Task instructions – Return only the lines from the top of the data down to the one that holds "annotations = []", both included, without any pictures.
○ ○ ○ ○
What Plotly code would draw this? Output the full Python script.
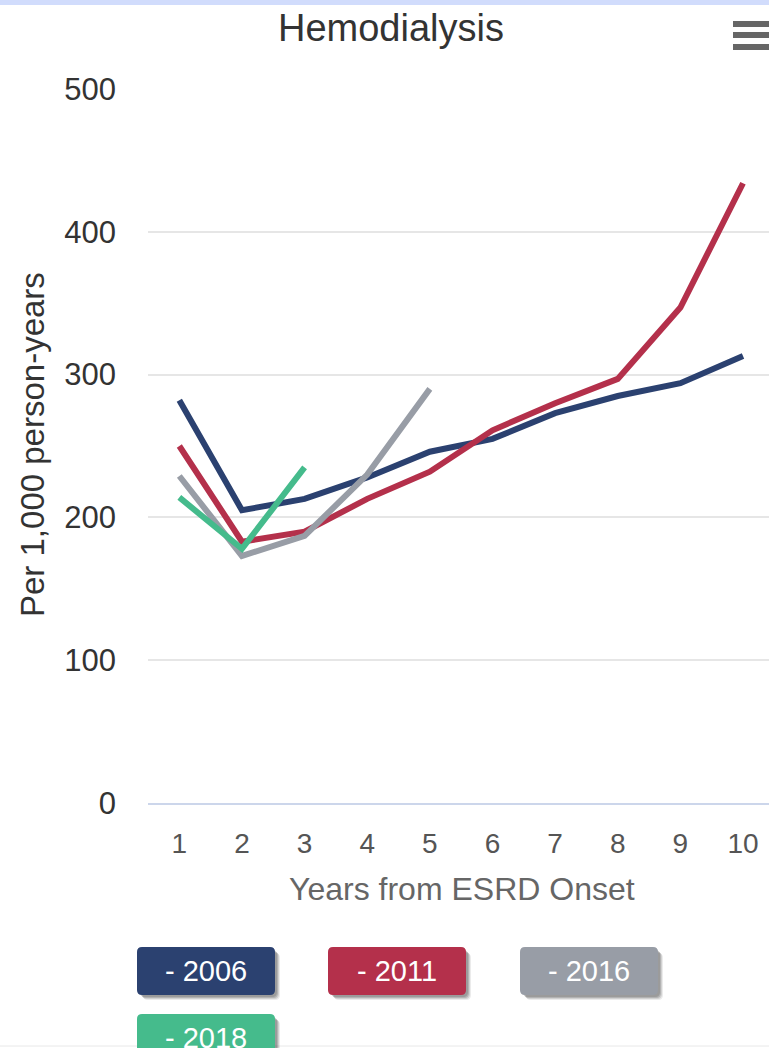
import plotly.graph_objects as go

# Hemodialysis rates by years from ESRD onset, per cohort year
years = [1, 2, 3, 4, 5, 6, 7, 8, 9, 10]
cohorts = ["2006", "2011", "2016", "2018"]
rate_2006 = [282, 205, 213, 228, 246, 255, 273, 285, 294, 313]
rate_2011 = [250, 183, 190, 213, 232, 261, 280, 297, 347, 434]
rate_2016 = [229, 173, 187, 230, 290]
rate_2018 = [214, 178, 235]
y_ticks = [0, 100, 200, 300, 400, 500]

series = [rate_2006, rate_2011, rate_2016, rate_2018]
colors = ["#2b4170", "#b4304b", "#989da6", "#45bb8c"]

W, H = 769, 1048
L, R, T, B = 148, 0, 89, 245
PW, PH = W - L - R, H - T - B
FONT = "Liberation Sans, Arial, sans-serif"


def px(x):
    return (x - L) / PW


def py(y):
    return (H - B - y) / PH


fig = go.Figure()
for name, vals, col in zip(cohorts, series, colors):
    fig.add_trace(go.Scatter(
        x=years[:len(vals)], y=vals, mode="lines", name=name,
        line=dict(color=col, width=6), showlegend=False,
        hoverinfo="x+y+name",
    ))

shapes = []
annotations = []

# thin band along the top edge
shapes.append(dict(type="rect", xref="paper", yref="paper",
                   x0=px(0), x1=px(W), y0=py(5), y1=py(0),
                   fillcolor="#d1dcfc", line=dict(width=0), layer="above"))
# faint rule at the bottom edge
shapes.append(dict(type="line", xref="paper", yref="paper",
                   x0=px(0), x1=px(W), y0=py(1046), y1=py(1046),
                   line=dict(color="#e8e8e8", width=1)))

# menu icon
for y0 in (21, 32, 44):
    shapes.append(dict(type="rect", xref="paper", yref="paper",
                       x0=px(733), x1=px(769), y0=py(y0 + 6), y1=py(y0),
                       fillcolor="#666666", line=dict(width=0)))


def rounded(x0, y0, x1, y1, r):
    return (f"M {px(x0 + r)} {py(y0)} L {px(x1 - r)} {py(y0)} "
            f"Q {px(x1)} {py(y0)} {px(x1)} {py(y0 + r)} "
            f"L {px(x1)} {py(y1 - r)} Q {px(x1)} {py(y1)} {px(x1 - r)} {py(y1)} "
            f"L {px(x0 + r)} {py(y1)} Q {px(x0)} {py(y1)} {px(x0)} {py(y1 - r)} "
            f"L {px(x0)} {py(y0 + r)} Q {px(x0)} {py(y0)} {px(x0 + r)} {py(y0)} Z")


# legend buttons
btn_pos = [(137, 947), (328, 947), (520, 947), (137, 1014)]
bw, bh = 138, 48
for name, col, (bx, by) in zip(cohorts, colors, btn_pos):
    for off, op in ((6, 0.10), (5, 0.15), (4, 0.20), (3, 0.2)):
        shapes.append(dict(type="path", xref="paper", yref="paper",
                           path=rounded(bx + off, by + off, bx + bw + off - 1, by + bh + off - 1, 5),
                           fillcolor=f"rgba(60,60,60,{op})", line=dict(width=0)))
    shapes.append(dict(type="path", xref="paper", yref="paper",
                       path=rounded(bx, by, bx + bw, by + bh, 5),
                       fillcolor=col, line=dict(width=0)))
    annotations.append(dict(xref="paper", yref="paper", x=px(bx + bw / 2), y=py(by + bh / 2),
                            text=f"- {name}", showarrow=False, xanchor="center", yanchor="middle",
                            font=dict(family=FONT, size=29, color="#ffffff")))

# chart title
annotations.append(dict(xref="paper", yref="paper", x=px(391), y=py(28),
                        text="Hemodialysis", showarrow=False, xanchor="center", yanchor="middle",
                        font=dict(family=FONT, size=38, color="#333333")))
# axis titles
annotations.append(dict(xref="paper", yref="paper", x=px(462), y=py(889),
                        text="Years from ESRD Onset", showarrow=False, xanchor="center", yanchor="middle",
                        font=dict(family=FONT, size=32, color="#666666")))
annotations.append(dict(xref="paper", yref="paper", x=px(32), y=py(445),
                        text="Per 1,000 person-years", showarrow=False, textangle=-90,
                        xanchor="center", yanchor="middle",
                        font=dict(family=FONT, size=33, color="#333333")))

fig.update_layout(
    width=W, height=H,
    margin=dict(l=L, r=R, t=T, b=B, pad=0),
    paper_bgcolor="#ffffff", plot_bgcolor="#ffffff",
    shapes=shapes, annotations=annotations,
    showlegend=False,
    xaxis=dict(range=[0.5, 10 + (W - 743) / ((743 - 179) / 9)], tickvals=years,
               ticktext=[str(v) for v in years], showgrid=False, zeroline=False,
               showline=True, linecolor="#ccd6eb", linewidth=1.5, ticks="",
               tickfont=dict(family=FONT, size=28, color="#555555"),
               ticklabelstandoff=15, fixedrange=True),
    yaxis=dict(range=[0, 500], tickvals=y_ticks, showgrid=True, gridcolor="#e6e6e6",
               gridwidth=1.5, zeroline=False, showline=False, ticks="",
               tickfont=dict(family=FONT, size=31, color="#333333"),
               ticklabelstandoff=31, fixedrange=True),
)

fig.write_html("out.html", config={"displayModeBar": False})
○ ○ ○ ○
Output –
What Plotly code would draw this? Output the full Python script.
import plotly.graph_objects as go

# Hemodialysis rates by years from ESRD onset, per cohort year
years = [1, 2, 3, 4, 5, 6, 7, 8, 9, 10]
cohorts = ["2006", "2011", "2016", "2018"]
rate_2006 = [282, 205, 213, 228, 246, 255, 273, 285, 294, 313]
rate_2011 = [250, 183, 190, 213, 232, 261, 280, 297, 347, 434]
rate_2016 = [229, 173, 187, 230, 290]
rate_2018 = [214, 178, 235]
y_ticks = [0, 100, 200, 300, 400, 500]

series = [rate_2006, rate_2011, rate_2016, rate_2018]
colors = ["#2b4170", "#b4304b", "#989da6", "#45bb8c"]

W, H = 769, 1048
L, R, T, B = 148, 0, 89, 245
PW, PH = W - L - R, H - T - B
FONT = "Liberation Sans, Arial, sans-serif"


def px(x):
    return (x - L) / PW


def py(y):
    return (H - B - y) / PH


fig = go.Figure()
for name, vals, col in zip(cohorts, series, colors):
    fig.add_trace(go.Scatter(
        x=years[:len(vals)], y=vals, mode="lines", name=name,
        line=dict(color=col, width=6), showlegend=False,
        hoverinfo="x+y+name",
    ))

shapes = []
annotations = []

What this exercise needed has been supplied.